Notícias

Supremo declara inconstitucional assédio judicial contra jornalistas

Ministros reconheceram a ilegalidade da prática do assédio judicial

FOTO: Antonio Augusto/SCO/STF
Ministros reconheceram a ilegalidade da prática do assédio judicial FOTO: Antonio Augusto/SCO/STF

Ana Pompeu/Folhapress

 

O STF (Supremo Tribunal Federal) declarou o assédio judicial a jornalistas inconstitucional. Nesta quarta-feira (22), o colegiado concluiu a análise do tema e entendeu que o uso de ações judiciais para intimidar a imprensa deve ser coibido.

Foram dez votos a 0 para reconhecer a ilegalidade da prática. Então presidente da corte no ano passado, a ministra Rosa Weber já havia votado e rejeitado a ação sobre o tema sem análise de mérito, por isso seu voto não é contabilizado.

O assédio judicial ficou definido pelo Supremo como o ajuizamento de diversas ações contra os mesmos acusados pelos mesmos fatos em foros diversos para constranger, dificultar ou encarecer a sua defesa. A partir do momento em que a prática for caracterizada, entendeu ainda a corte, as ações podem ser reunidas no mesmo foro.

O assédio judicial foi objeto de uma ação proposta pela Abraji (Associação Brasileira de Jornalismo Investigativo), que teve todos os pedidos acolhidos pela corte.

O tribunal analisou conjuntamente uma ação da ABI (Associação Brasileira de Imprensa) que alegou o uso abusivo de ações judiciais de reparação por danos materiais e morais.

Nesse caso, os ministros foram unânimes em acatar parcialmente os pedidos incluindo Rosa Weber. O trecho rejeitado pedia que vítimas de assédio judicial fossem ressarcidas por danos morais e que houvesse uma multa para as pessoas que cometam esse tipo de conduta. Segundo o entendimento firmado, já existem instrumentos previstos para a proteção do réu e para a reparação de danos, cabendo ao juiz de cada caso concreto decidir a respeito.
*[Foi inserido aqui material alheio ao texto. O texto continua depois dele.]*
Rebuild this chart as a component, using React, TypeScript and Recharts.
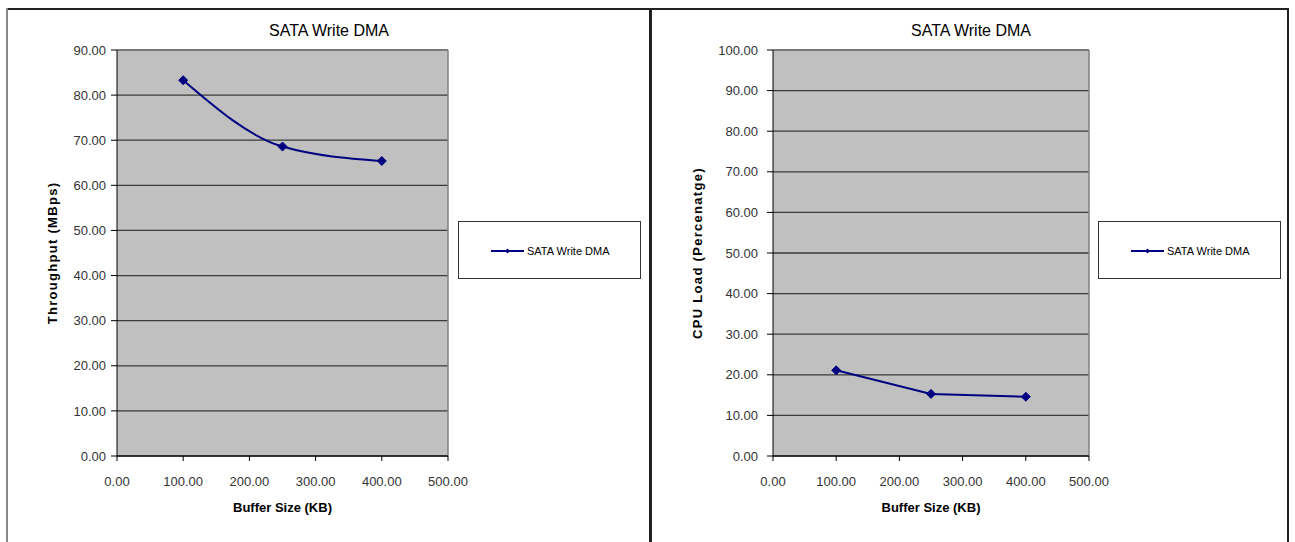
import React from 'react';
import { LineChart, Line, XAxis, YAxis, CartesianGrid, Legend, ReferenceLine, Label } from 'recharts';

const seriesName = 'SATA Write DMA';
const bufferSizes = [100, 250, 400];
const throughput = [83.3, 68.6, 65.4];
const cpuLoad = [21.1, 15.3, 14.6];
const xTicks = [0, 100, 200, 300, 400, 500];
const yTicksLeft = [0, 10, 20, 30, 40, 50, 60, 70, 80, 90];
const yTicksRight = [0, 10, 20, 30, 40, 50, 60, 70, 80, 90, 100];

const leftData = bufferSizes.map((x, i) => ({ x, y: throughput[i] }));
const rightData = bufferSizes.map((x, i) => ({ x, y: cpuLoad[i] }));

const NAVY = '#000080';
const FONT = 'Arial, "Liberation Sans", sans-serif';

const Diamond = (props: any) => {
  const { cx, cy, index } = props;
  if (cx == null || cy == null) return <g key={index} />;
  const r = 4.5;
  return (
    <path
      key={index}
      d={`M${cx},${cy - r}L${cx + r},${cy}L${cx},${cy + r}L${cx - r},${cy}Z`}
      fill={NAVY}
      stroke={NAVY}
      strokeWidth={1}
    />
  );
};

const LegendBox = () => (
  <div
    style={{
      width: 181,
      height: 56,
      border: '1px solid #333',
      background: '#fff',
      boxSizing: 'content-box',
      position: 'relative',
      fontFamily: FONT,
    }}
  >
    <svg width={181} height={56} style={{ position: 'absolute', left: 0, top: 0 }}>
      <line x1={32} x2={65} y1={29} y2={29} stroke={NAVY} strokeWidth={2} />
      <path d="M48.5,26.5L51,29L48.5,31.5L46,29Z" fill={NAVY} />
      <text x={68} y={33} fontSize={11} fill="#000" fontFamily={FONT}>
        {seriesName}
      </text>
    </svg>
  </div>
);

const fmt = (v: number) => v.toFixed(2);

type PanelProps = {
  data: { x: number; y: number }[];
  yMax: number;
  yTicks: number[];
  yTitle: string;
  smooth: boolean;
  margin: { top: number; right: number; bottom: number; left: number };
  legendLeft: number;
  yLabelOffset: number;
  yTickMargin: number;
};

const Panel = ({ data, yMax, yTicks, yTitle, smooth, margin, legendLeft, yLabelOffset, yTickMargin }: PanelProps) => (
  <LineChart width={650} height={542} data={data} margin={margin}>
    <CartesianGrid vertical={false} fill="#C0C0C0" stroke="#3a3a3a" strokeWidth={1.3} fillOpacity={1} />
    <XAxis
      dataKey="x"
      type="number"
      domain={[0, 500]}
      ticks={xTicks}
      tickFormatter={fmt}
      height={40}
      tickSize={5}
      tickMargin={16}
      stroke="#000"
      tick={{ fill: '#333', fontSize: 13, fontFamily: FONT }}
      interval={0}
    >
      <Label
        value="Buffer Size (KB)"
        position="insideBottom"
        offset={-16}
        style={{ fontWeight: 'bold', fontSize: 13, fontFamily: FONT, fill: '#000' }}
      />
    </XAxis>
    <YAxis
      type="number"
      domain={[0, yMax]}
      ticks={yTicks}
      tickFormatter={fmt}
      width={60}
      tickSize={6}
      tickMargin={yTickMargin}
      stroke="#000"
      tick={{ fill: '#333', fontSize: 13, fontFamily: FONT }}
      interval={0}
    >
      <Label
        value={yTitle}
        angle={-90}
        position="insideLeft"
        offset={yLabelOffset}
        style={{ fontWeight: 'bold', fontSize: 13, fontFamily: FONT, fill: '#000', textAnchor: 'middle', letterSpacing: 1.3 }}
      />
    </YAxis>
    <ReferenceLine x={500} stroke="#808080" strokeWidth={1.5} />
    <ReferenceLine y={yMax} stroke="#808080" strokeWidth={1.5} />
    <Legend
      layout="vertical"
      align="center"
      verticalAlign="middle"
      content={() => <LegendBox />}
      wrapperStyle={{ left: legendLeft, top: 221, width: 183 }}
    />
    <Line
      type={smooth ? 'monotone' : 'linear'}
      dataKey="y"
      name={seriesName}
      stroke={NAVY}
      strokeWidth={2}
      dot={Diamond}
      activeDot={false}
      isAnimationActive={false}
    />
  </LineChart>
);

export default function App() {
  return (
    <div style={{ position: 'absolute', left: 0, top: 0, width: 1295, height: 542, background: '#fff', overflow: 'hidden' }}>
      {/* panel borders */}
      <div style={{ position: 'absolute', left: 6, top: 8, width: 1283, height: 0, borderTop: '2px solid #222' }} />
      <div style={{ position: 'absolute', left: 6, top: 8, width: 0, height: 540, borderLeft: '2px solid #888' }} />
      <div style={{ position: 'absolute', left: 649, top: 8, width: 0, height: 540, borderLeft: '3px solid #222' }} />
      <div style={{ position: 'absolute', left: 1287, top: 8, width: 0, height: 540, borderLeft: '2px solid #222' }} />

      <div style={{ position: 'absolute', left: 0, top: 0 }}>
        <div style={{ position: 'absolute', left: 0, top: 22, width: 650, zIndex: 2, pointerEvents: 'none' }}>
          <span style={{ position: 'absolute', left: 329, transform: 'translateX(-50%)', fontFamily: FONT, fontSize: 16, whiteSpace: 'nowrap' }}>
            {seriesName}
          </span>
        </div>
        <Panel
          data={leftData}
          yMax={90}
          yTicks={yTicksLeft}
          yTitle="Throughput (MBps)"
          smooth={true}
          margin={{ top: 50, right: 202, bottom: 46, left: 57 }}
          legendLeft={458}
          yLabelOffset={-5}
          yTickMargin={5}
        />
      </div>
      <div style={{ position: 'absolute', left: 645, top: 0 }}>
        <div style={{ position: 'absolute', left: 0, top: 22, width: 650, zIndex: 2, pointerEvents: 'none' }}>
          <span style={{ position: 'absolute', left: 326, transform: 'translateX(-50%)', fontFamily: FONT, fontSize: 16, whiteSpace: 'nowrap' }}>
            {seriesName}
          </span>
        </div>
        <Panel
          data={rightData}
          yMax={100}
          yTicks={yTicksRight}
          yTitle="CPU Load (Percenatge)"
          smooth={false}
          margin={{ top: 50, right: 206, bottom: 46, left: 68 }}
          legendLeft={453}
          yLabelOffset={-16}
          yTickMargin={9}
        />
      </div>
    </div>
  );
}
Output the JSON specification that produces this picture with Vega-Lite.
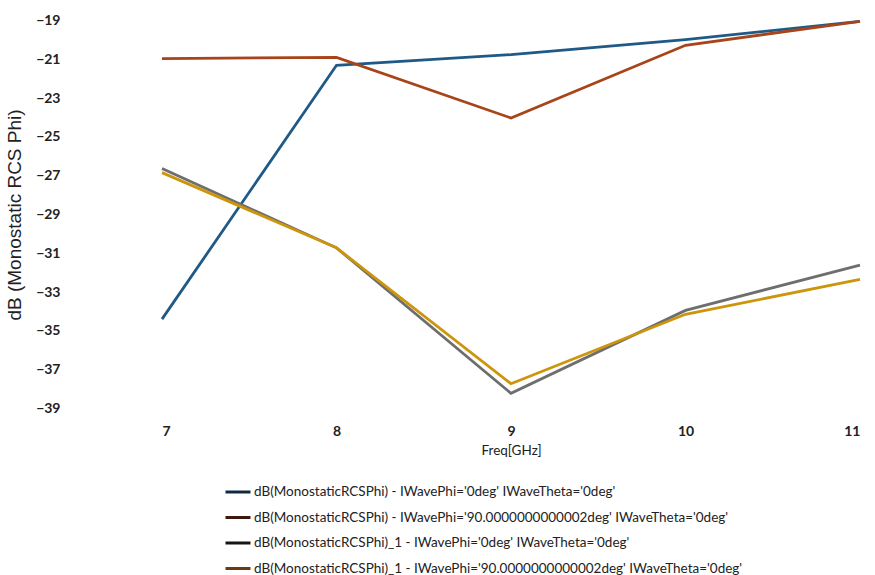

O julgamento, concluído na sessão desta quarta, teve início em setembro de 2023, em sessão virtual. Luís Roberto Barroso pediu vista e o caso foi retomado na semana passada.

Ficou definido ainda que “a responsabilidade civil de jornalistas ou de órgãos de imprensa somente estará configurada em caso inequívoco de dolo ou de culpa grave (e evidente negligência profissional na apuração dos fatos)”.

Houve divergência neste ponto. Ficaram vencidos Alexandre de Moraes, Dias Toffoli, Gilmar Mendes e Kassio Nunes Marques. Eles entendiam que a tese do julgamento não deveria incluir a expressão “culpa grave”. Para eles, isso cria uma isenção à categoria, que passa a responder de forma diferenciada em relação a outros cidadãos.

Na ação da Abraji, a entidade pediu a interpretação de um dispositivo do Código de Processo Civil que trata da cooperação judiciária para centralização de processos repetitivos para que em situações de assédio judicial.

“Há atualmente diversos comunicadores e jornalistas que são vítimas de assédio judicial no país e, assim, têm visto negados os direitos à ampla defesa e ao devido processo legal”, diz o pedido.

O resultado não vai evitar 100% da prática, mas vai dificultar a ação de quem quiser promover o assédio judicial, afirma a representante da Abraji, a advogada Taís Gasparian, que lembra ter iniciado o uso do termo “assédio judicial contra jornalistas”.

“Para quem quiser constranger a imprensa, esse ato estará mais difícil. É um ganho. O Supremo Tribunal Federal de fato repudiou completamente o assédio judicial”, disse Gasparian, que é advogada da Folha.

As ações tentam brecar episódios como o ocorrido em 2007 contra a jornalista Elvira Lobato, que foi repórter da Folha por 27 anos. Em 2007, ela fez uma reportagem sobre o patrimônio empresarial de dirigentes da Igreja Universal do Reino de Deus, que lhe rendeu um prêmio Esso no ano seguinte.

Em decorrência da publicação do texto, fiéis e pastores moveram mais de uma centena de ações judiciais contra a repórter e contra o jornal, em locais diferentes, com a alegação de danos morais. As ações não contestavam as informações contidas no texto.

O caso foi amplamente repercutido e motivou, à época, uma ação no Supremo que culminou com a revogação da Lei de Imprensa.